Venezuelan rugby program teaches prison inmates life skills

In Venezuela, the worsening economy has led to soaring gang violence. Some gang members end up in prison, and face grim prospects when they’re released. 

But a new program is teaching some young offenders how to turn their lives around — through the discipline of sports.

CGTN’s Juan Carlos Lamas has details on “Project Alcatraz.”

Hacienda Santa Teresa has been using its own formula to turn sugar cane and molasses into rum for two hundred years. Now it’s using rugby to help turn youthful offenders into community leaders.

It started 15 years ago when Jose Arrieta and his gang staged an armed robbery at the distillery. Instead of pressing charges, the family-owned distillery offered them jobs and positions on the company rugby team. The only condition — to leave their criminal lives behind.

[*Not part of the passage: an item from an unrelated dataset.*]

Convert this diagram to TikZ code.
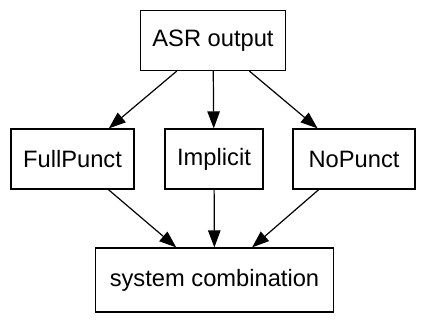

” It was a slow process to change our behavior,” said former gang member and current team coach, Jose Arrieta. “It wasn’t just rugby — they brought psychologists and life coaches in.  They trusted us and helped us change our lives for good.”

Hacienda Santa Teresa created Project Alcatraz — a foundation to help gang members and other youthful offenders in Venezuela.

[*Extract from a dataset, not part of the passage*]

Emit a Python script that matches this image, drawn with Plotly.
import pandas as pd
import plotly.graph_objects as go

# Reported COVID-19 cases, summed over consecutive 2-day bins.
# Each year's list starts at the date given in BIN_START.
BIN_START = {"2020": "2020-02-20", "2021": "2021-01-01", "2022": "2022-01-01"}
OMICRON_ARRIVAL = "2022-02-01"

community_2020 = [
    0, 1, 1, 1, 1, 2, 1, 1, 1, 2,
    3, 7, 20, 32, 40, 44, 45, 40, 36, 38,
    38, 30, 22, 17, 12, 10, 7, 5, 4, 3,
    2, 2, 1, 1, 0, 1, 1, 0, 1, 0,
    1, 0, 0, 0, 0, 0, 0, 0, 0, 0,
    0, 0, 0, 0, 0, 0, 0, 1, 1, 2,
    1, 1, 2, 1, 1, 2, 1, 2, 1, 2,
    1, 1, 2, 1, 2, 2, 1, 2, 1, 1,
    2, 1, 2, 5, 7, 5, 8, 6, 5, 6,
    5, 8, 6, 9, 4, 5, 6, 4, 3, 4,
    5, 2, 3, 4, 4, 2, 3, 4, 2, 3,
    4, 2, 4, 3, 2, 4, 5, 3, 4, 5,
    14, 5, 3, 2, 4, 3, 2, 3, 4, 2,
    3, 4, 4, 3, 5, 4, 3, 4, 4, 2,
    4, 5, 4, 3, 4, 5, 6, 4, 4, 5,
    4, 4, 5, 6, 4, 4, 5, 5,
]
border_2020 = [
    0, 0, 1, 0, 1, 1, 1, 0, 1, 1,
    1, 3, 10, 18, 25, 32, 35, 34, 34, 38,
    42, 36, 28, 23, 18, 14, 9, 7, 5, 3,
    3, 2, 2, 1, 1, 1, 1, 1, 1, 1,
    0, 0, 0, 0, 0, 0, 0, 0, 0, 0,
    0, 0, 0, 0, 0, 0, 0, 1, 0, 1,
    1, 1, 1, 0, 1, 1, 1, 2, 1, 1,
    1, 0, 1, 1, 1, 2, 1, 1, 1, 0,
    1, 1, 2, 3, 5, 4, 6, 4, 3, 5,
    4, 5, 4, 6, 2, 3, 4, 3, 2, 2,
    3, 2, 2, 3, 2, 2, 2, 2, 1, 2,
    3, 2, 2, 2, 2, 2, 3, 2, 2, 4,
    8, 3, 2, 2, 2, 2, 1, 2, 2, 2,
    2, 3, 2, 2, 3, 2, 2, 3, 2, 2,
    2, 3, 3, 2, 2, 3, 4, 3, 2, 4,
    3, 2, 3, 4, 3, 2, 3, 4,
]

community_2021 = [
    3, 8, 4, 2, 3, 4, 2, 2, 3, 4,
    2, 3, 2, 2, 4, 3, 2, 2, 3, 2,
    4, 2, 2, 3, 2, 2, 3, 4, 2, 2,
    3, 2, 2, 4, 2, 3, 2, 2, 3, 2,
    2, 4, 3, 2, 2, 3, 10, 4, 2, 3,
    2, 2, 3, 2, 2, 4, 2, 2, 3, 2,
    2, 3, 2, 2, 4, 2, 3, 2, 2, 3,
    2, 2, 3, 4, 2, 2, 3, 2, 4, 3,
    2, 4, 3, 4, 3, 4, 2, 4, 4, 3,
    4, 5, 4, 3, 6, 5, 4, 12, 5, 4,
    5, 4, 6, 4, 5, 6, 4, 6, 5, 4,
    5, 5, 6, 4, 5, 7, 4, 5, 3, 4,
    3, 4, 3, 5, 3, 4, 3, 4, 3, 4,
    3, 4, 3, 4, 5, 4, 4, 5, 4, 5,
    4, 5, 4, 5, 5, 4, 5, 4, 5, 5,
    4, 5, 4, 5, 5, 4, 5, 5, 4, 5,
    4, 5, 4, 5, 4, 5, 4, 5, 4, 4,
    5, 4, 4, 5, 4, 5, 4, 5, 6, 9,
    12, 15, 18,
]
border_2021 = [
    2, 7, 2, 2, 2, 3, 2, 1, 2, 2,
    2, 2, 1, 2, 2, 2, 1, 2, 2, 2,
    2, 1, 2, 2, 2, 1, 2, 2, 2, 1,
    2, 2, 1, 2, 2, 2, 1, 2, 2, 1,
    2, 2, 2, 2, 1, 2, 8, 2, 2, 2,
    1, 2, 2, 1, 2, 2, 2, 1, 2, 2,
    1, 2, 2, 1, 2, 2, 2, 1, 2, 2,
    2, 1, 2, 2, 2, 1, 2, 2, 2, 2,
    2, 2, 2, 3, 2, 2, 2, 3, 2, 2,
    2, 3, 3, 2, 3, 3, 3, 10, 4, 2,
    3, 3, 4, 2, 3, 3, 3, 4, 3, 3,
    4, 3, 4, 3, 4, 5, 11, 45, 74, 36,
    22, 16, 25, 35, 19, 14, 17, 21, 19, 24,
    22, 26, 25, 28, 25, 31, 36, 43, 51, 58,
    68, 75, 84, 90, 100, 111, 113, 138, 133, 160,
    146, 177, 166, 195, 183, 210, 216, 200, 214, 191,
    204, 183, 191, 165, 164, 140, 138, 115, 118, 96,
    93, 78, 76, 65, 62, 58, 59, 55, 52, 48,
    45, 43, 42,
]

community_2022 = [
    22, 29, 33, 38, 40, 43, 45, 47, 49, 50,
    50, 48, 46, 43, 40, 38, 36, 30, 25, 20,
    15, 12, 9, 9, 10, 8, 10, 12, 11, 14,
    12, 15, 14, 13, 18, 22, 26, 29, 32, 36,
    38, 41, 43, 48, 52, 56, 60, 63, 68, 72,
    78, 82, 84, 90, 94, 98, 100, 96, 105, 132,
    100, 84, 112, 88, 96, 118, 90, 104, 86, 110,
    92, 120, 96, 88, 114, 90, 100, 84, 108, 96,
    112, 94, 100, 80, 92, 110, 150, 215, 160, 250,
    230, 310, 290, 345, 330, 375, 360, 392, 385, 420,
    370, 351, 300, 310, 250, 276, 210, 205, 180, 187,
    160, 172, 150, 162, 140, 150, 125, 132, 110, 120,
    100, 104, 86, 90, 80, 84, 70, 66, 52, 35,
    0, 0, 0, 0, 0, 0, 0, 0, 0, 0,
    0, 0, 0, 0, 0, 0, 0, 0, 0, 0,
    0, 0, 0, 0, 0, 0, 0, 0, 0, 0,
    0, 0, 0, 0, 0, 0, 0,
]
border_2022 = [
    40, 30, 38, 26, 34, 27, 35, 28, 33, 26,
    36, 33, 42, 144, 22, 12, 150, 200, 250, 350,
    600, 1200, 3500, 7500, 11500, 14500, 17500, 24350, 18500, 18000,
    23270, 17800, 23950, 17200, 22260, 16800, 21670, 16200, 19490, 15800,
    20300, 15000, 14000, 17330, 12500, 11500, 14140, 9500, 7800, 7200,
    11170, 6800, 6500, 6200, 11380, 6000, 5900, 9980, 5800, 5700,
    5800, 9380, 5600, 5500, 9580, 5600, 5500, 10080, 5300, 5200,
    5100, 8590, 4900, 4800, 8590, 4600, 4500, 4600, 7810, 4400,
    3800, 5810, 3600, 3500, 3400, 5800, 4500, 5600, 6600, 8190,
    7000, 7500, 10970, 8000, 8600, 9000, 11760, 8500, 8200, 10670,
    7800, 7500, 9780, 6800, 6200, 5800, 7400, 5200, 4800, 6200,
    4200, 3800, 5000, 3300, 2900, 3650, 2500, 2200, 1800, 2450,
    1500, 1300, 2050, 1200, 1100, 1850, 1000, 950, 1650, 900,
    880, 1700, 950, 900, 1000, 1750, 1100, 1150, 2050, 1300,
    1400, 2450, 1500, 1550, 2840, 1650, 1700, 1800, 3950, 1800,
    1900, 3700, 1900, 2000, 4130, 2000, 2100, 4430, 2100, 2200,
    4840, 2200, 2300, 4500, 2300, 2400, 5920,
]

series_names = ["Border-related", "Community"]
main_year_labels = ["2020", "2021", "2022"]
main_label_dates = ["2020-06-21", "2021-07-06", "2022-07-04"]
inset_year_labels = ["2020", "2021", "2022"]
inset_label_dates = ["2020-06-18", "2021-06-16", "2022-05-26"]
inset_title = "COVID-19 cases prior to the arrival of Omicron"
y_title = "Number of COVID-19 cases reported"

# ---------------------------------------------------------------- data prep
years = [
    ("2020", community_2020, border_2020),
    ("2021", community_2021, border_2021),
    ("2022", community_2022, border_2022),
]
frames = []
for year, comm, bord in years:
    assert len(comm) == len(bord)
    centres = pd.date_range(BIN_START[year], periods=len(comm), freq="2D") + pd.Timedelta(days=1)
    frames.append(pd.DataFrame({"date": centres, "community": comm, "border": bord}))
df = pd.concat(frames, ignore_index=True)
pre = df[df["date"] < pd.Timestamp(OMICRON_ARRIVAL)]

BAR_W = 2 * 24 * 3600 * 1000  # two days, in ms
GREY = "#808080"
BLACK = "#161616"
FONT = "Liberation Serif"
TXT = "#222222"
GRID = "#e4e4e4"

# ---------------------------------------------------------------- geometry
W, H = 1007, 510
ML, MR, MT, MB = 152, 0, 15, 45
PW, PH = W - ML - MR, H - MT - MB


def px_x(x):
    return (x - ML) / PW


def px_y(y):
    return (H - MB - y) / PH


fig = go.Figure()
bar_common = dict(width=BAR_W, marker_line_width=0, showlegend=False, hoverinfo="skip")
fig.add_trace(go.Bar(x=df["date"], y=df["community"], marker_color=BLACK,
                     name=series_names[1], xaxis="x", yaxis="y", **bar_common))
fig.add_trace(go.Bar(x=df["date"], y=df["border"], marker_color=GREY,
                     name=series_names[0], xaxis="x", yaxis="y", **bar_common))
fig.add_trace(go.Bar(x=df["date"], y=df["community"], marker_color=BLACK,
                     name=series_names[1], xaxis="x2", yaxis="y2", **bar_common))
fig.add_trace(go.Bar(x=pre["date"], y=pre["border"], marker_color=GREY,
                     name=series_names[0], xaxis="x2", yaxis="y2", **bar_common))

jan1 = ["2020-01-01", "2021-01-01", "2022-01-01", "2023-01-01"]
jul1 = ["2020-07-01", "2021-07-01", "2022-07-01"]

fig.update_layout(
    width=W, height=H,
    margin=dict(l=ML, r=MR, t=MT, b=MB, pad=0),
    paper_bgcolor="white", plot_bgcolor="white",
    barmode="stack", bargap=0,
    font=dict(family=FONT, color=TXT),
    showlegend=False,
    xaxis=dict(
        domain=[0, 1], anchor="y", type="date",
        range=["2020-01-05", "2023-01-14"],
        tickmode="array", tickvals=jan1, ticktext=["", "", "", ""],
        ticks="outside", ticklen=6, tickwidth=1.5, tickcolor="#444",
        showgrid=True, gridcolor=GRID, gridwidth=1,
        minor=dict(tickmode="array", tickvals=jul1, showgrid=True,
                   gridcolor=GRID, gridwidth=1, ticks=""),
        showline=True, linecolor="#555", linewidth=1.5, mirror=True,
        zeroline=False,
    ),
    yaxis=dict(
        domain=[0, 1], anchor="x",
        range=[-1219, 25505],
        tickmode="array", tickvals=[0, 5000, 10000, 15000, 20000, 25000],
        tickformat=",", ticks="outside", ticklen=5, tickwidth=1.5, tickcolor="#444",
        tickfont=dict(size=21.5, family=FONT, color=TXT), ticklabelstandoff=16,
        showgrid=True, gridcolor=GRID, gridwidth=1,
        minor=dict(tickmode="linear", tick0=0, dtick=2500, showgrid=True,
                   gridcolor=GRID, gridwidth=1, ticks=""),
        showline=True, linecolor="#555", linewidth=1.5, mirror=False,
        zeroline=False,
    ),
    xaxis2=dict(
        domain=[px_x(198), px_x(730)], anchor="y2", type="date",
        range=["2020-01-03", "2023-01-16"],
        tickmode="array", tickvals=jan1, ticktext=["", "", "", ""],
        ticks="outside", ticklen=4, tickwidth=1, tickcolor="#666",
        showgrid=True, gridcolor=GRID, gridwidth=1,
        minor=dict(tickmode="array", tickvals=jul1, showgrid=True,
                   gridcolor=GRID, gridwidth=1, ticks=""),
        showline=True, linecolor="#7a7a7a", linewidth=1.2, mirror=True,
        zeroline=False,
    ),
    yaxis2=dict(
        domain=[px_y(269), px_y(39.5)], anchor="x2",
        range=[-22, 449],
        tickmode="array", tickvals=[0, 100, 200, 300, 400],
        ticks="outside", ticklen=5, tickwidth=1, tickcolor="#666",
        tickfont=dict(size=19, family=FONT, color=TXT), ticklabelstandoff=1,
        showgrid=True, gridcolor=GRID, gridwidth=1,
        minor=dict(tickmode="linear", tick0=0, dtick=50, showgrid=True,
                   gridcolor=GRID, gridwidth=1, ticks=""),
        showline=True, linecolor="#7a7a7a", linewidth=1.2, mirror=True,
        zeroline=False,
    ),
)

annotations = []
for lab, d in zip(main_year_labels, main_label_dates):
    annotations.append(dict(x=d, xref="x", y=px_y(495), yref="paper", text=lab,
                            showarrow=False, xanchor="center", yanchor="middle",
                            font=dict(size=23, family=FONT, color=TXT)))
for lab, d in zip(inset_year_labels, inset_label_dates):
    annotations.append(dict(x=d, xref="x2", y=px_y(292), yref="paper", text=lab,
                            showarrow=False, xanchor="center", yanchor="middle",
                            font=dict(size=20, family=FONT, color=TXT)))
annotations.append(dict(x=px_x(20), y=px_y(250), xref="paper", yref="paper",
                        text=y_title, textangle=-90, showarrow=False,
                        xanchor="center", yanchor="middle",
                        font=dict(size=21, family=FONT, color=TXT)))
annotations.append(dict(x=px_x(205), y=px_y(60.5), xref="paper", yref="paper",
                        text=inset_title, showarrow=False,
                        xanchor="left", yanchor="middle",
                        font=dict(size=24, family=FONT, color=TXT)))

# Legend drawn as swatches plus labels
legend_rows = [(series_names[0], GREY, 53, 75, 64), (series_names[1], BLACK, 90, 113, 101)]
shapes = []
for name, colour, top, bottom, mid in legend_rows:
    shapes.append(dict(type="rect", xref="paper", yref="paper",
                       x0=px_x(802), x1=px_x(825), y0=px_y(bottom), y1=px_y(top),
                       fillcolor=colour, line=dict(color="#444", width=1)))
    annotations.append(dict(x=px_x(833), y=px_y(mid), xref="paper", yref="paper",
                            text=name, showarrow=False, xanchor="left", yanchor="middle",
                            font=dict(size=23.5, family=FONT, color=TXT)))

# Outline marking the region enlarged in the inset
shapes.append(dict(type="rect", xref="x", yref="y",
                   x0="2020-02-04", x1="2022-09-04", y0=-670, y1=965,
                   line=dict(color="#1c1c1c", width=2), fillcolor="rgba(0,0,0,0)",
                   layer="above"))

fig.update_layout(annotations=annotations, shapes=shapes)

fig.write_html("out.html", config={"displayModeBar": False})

“Here we are helping these guys transform their lives,” said Hacienda Santa Teresa’s director, Enrique Vollmer. “They look forward to this tournament. The guys from the prisons — they work very hard all year round in the prisons to be able to come here for one day and have a taste of that freedom.”

Thirteen prison teams from across the country are participating in the tournament this year at Santa Teresa. Many of the players said they’ve found a second chance through rugby. Program officials said Project Alcatraz has had a direct role in breaking up nine criminal youth gangs. People in the community agree that the number of murders are down, thanks to this project.

Prisoners said it’s not just a game. They said rugby has helped them learn life lessons about working hard, setting goals, and then cooperating with teammates to achieve them.

“It is a lifetime opportunity to be here,” said player and prisoner Aaron Zerpa. “Most of us would have been buried at the cemetery if it wasn’t for this. I’m grateful to be alive and playing.”

This year, the team from Tocoron prison were the champions. Win or lose, players from all 13 prisons said the program has given their lives new purpose. They’re looking forward to putting the lessons learned on the pitch into practice outside the prison.